EUCARESTIA. Nella Messa offriamo al Padre il sacrificio di Cristo, sempre graditissimo al Padre; ci uniamo a Gesù nella comunione eucaristica e da lui otteniamo la grazia di vivere la nostra vita nell’adesione piena alla volontà di Dio; così permettiamo a Dio di salvarci. Preghiamo la Vergine SS. e S. Giuseppe, gli Angeli Custodi e i Santi Patroni, perché ce ne ottengano la grazia, come l’hanno avuta loro. (mons. Francesco Spaduzzi)
Altri Temi: 1. La fede è un dono di Dio, che però non esclude la collaborazione umana. Dio ce la dona, ma noi dobbiamo accoglierla e impegnarci ad approfondire la persona di Gesù la sua dottrina e il suo insegnamento, per crescere nella fede fino ala sua maturazione.
2. La fede ci deve portare ad accettare tutto ciò che Gesù ha detto e fatto; ha organizzato fra l’altro la sua comunità in modo gerarchico, per cui la Chiesa ha Gesù come Capo invisibile e Pietro come capo visibile; i vescovi come successori degli Apostoli; i sacerdoti e diaconi come loro collaboratori; ci sono i fedeli con i carismi, che lo Spirito dona loro per il servizio della Chiesa.
3. Stare nella Chiesa, come l’ha voluta Gesù, significa essere sicuri di avere la retta fede e la morale secondo la volontà di Dio e di camminare sulla via della salvezza.

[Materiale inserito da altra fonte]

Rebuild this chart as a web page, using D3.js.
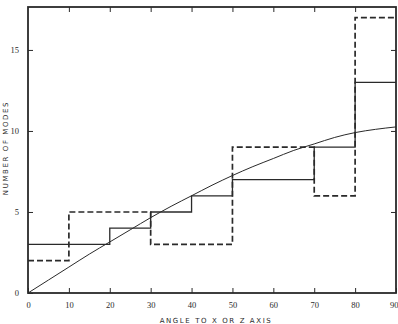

4. Una buona conoscenza dell’AT aiuta a capire anche il NT, perché questo affonda in esso le sue radici e anche il linguaggio ne risente moltissimo, senza nulla togliere alla novità del NT.
5. La potenza, la sapienza e la bontà di Dio sono infinite; possiamo pensare a esse, meditarle come appaiono dalla S. Scrittura, dalle sue Parole e dai fatti che vi si riportano, ma non riusciremo mai a capirle pienamente. Qualcosa capiremo e gusteremo, ma nessuna creatura intelligente potrà mai esaurire la conoscenza di Dio né in questo mondo né nell’eternità.